The fondly regarded Tootsie has struggling, temperamental actor Michael Dorsey (Dustin Hoffman) put an end to a run of failed auditions by dragging up as no-nonsense, Marge Simpson-voiced Southern belle Dorothy Michaels, and thereby winning a role in a prime-time hospital drama. The Dave Grusin score accompanying this triumph of the willy can safely be filed away under the heading "Eighties aspirational", and Sydney Pollack's direction, reliant as it is on montages to nudge events along, proves functional at best. The real strength of the film - and the reason it has endured into today's television schedules - is Larry Gelbart's script, a relic from a time when one of the fundamentals of American screen comedy was a sense of craft.

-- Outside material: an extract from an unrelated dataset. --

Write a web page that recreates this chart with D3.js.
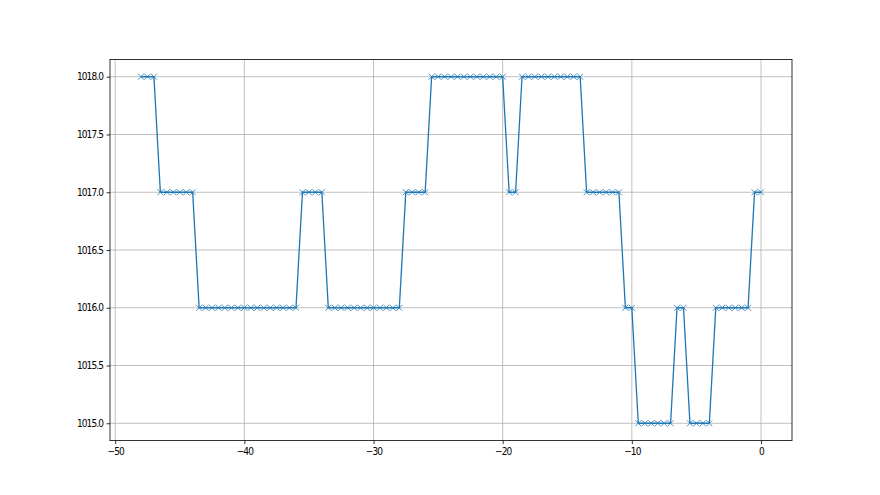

Yes, Hoffman in a dress is quite amusing (for a bit), but his gender-bending, in Gelbart's hands, is a pretext for something more than just pratfalls and slapstick, as wasn't the case with Big Momma's House, Norbit, White Chicks, Sorority Boys, or any of the other crossdressing comedies that emerged in Tootsie's wake.
Nor is the film solely reliant on Hoffman: a superlative supporting cast includes Jessica Lange, natural and touching as the co-star Dorsey falls for, a typically droll Bill Murray as Dorsey's flatmate, and the sexy-funny Teri Garr as his hypochondriac lover. Its sexual politics remain an area for debate, and may still be a holdover from the (predominantly male) TV writers' rooms of the Seventies: though they yield a cherishably unexpected love triangle (Hoffman, Lange and Charles Durning as the latter's father, who starts crushing on Dorsey-as-Dorothy), the soap, its actresses, and the viewing public here find themselves liberated by a bloke (albeit a bloke in a dress), which seems a funny rewrite of feminism. Unemployed and under-employed actors among us can, however, safely be referred to the opening twenty minutes, still one of cinema's sparkiest evocations of what it is to try and be somebody else for a living.
Tootsie is available on DVD through Sony Pictures Home Entertainment, and on Blu-Ray through Criterion.